• Short exercise: Your task is to repeat all of the data exactly while excluding the pictures.

----

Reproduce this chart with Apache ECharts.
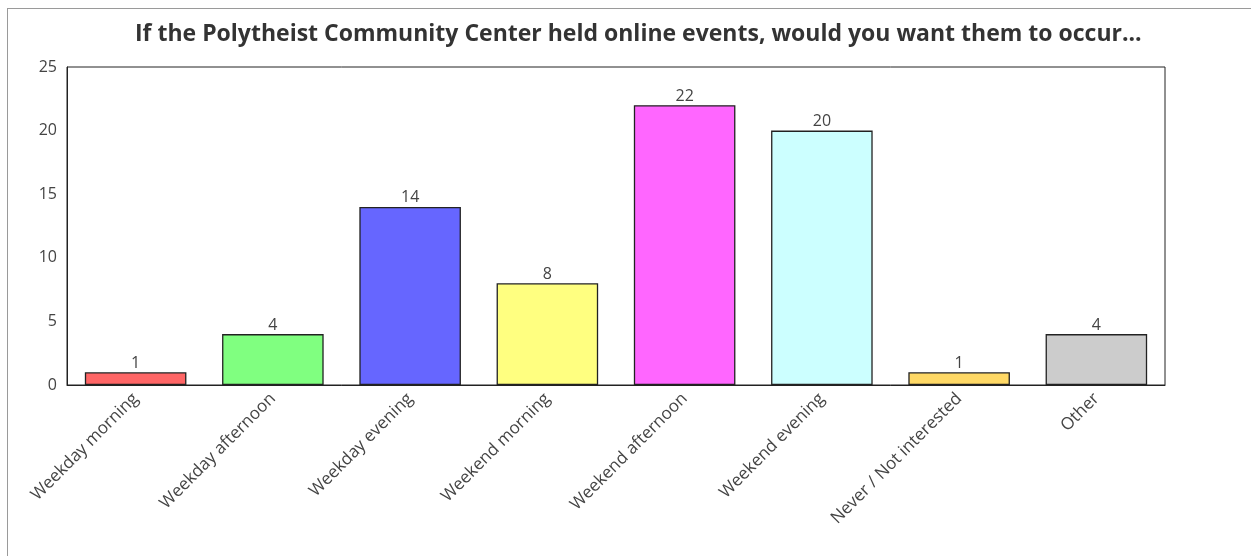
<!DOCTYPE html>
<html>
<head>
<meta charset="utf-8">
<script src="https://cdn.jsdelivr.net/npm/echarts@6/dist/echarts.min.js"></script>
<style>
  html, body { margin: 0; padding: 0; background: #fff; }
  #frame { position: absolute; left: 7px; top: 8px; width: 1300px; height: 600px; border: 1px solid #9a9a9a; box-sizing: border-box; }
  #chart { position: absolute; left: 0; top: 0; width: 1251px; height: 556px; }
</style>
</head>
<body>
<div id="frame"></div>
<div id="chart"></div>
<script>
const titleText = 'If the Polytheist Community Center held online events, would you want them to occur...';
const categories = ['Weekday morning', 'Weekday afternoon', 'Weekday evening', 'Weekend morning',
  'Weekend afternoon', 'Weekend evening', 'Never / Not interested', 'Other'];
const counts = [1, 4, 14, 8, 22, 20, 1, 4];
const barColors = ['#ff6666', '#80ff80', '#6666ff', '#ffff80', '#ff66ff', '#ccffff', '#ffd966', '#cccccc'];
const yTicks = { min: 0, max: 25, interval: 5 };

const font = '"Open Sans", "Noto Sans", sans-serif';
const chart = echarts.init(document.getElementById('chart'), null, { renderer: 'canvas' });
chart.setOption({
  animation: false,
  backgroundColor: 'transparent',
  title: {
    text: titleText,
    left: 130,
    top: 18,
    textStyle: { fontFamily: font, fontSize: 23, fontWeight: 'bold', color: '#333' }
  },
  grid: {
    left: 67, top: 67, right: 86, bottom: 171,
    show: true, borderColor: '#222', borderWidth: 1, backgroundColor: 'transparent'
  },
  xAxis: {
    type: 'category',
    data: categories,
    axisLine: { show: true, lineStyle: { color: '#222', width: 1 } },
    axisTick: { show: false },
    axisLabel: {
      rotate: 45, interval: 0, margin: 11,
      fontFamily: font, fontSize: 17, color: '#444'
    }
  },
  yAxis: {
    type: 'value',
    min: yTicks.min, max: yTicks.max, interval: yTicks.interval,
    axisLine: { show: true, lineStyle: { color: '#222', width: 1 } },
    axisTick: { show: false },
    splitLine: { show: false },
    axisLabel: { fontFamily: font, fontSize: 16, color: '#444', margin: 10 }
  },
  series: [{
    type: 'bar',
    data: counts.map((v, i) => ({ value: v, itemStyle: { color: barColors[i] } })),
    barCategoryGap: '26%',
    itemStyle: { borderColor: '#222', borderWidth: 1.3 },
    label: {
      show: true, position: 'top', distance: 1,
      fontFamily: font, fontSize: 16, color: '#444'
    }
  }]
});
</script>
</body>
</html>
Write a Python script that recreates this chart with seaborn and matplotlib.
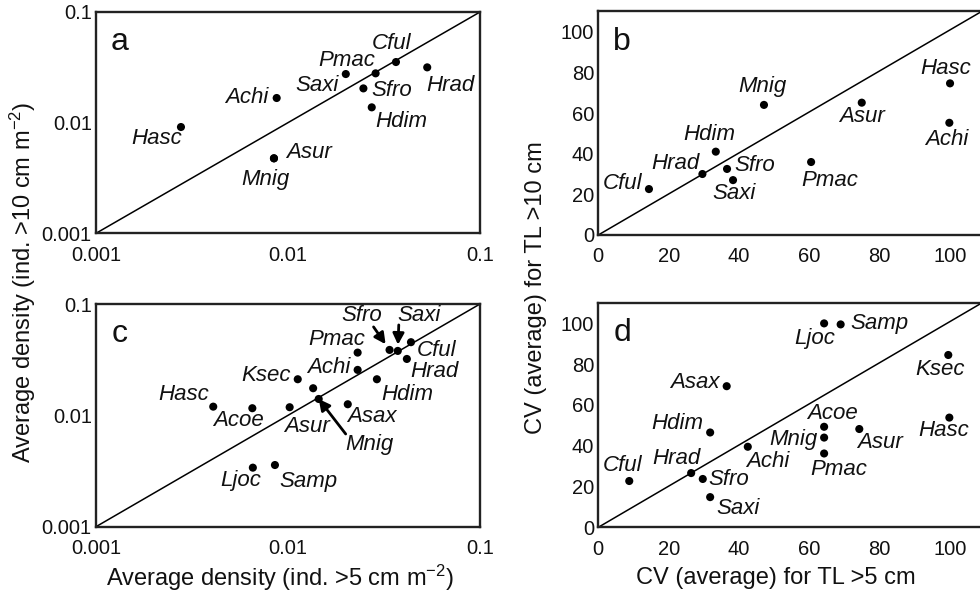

----

• Finished exercise:
Reproduce this chart with Apache ECharts.
<!DOCTYPE html>
<html>
<head>
<meta charset="utf-8">
<script src="https://cdn.jsdelivr.net/npm/echarts@6/dist/echarts.min.js"></script>
<style>
  html, body { margin: 0; padding: 0; background: #fff; }
  #frame { position: absolute; left: 7px; top: 8px; width: 1300px; height: 600px; border: 1px solid #9a9a9a; box-sizing: border-box; }
  #chart { position: absolute; left: 0; top: 0; width: 1251px; height: 556px; }
</style>
</head>
<body>
<div id="frame"></div>
<div id="chart"></div>
<script>
const titleText = 'If the Polytheist Community Center held online events, would you want them to occur...';
const categories = ['Weekday morning', 'Weekday afternoon', 'Weekday evening', 'Weekend morning',
  'Weekend afternoon', 'Weekend evening', 'Never / Not interested', 'Other'];
const counts = [1, 4, 14, 8, 22, 20, 1, 4];
const barColors = ['#ff6666', '#80ff80', '#6666ff', '#ffff80', '#ff66ff', '#ccffff', '#ffd966', '#cccccc'];
const yTicks = { min: 0, max: 25, interval: 5 };

const font = '"Open Sans", "Noto Sans", sans-serif';
const chart = echarts.init(document.getElementById('chart'), null, { renderer: 'canvas' });
chart.setOption({
  animation: false,
  backgroundColor: 'transparent',
  title: {
    text: titleText,
    left: 130,
    top: 18,
    textStyle: { fontFamily: font, fontSize: 23, fontWeight: 'bold', color: '#333' }
  },
  grid: {
    left: 67, top: 67, right: 86, bottom: 171,
    show: true, borderColor: '#222', borderWidth: 1, backgroundColor: 'transparent'
  },
  xAxis: {
    type: 'category',
    data: categories,
    axisLine: { show: true, lineStyle: { color: '#222', width: 1 } },
    axisTick: { show: false },
    axisLabel: {
      rotate: 45, interval: 0, margin: 11,
      fontFamily: font, fontSize: 17, color: '#444'
    }
  },
  yAxis: {
    type: 'value',
    min: yTicks.min, max: yTicks.max, interval: yTicks.interval,
    axisLine: { show: true, lineStyle: { color: '#222', width: 1 } },
    axisTick: { show: false },
    splitLine: { show: false },
    axisLabel: { fontFamily: font, fontSize: 16, color: '#444', margin: 10 }
  },
  series: [{
    type: 'bar',
    data: counts.map((v, i) => ({ value: v, itemStyle: { color: barColors[i] } })),
    barCategoryGap: '26%',
    itemStyle: { borderColor: '#222', borderWidth: 1.3 },
    label: {
      show: true, position: 'top', distance: 1,
      fontFamily: font, fontSize: 16, color: '#444'
    }
  }]
});
</script>
</body>
</html>
Write a Python script that recreates this chart with seaborn and matplotlib.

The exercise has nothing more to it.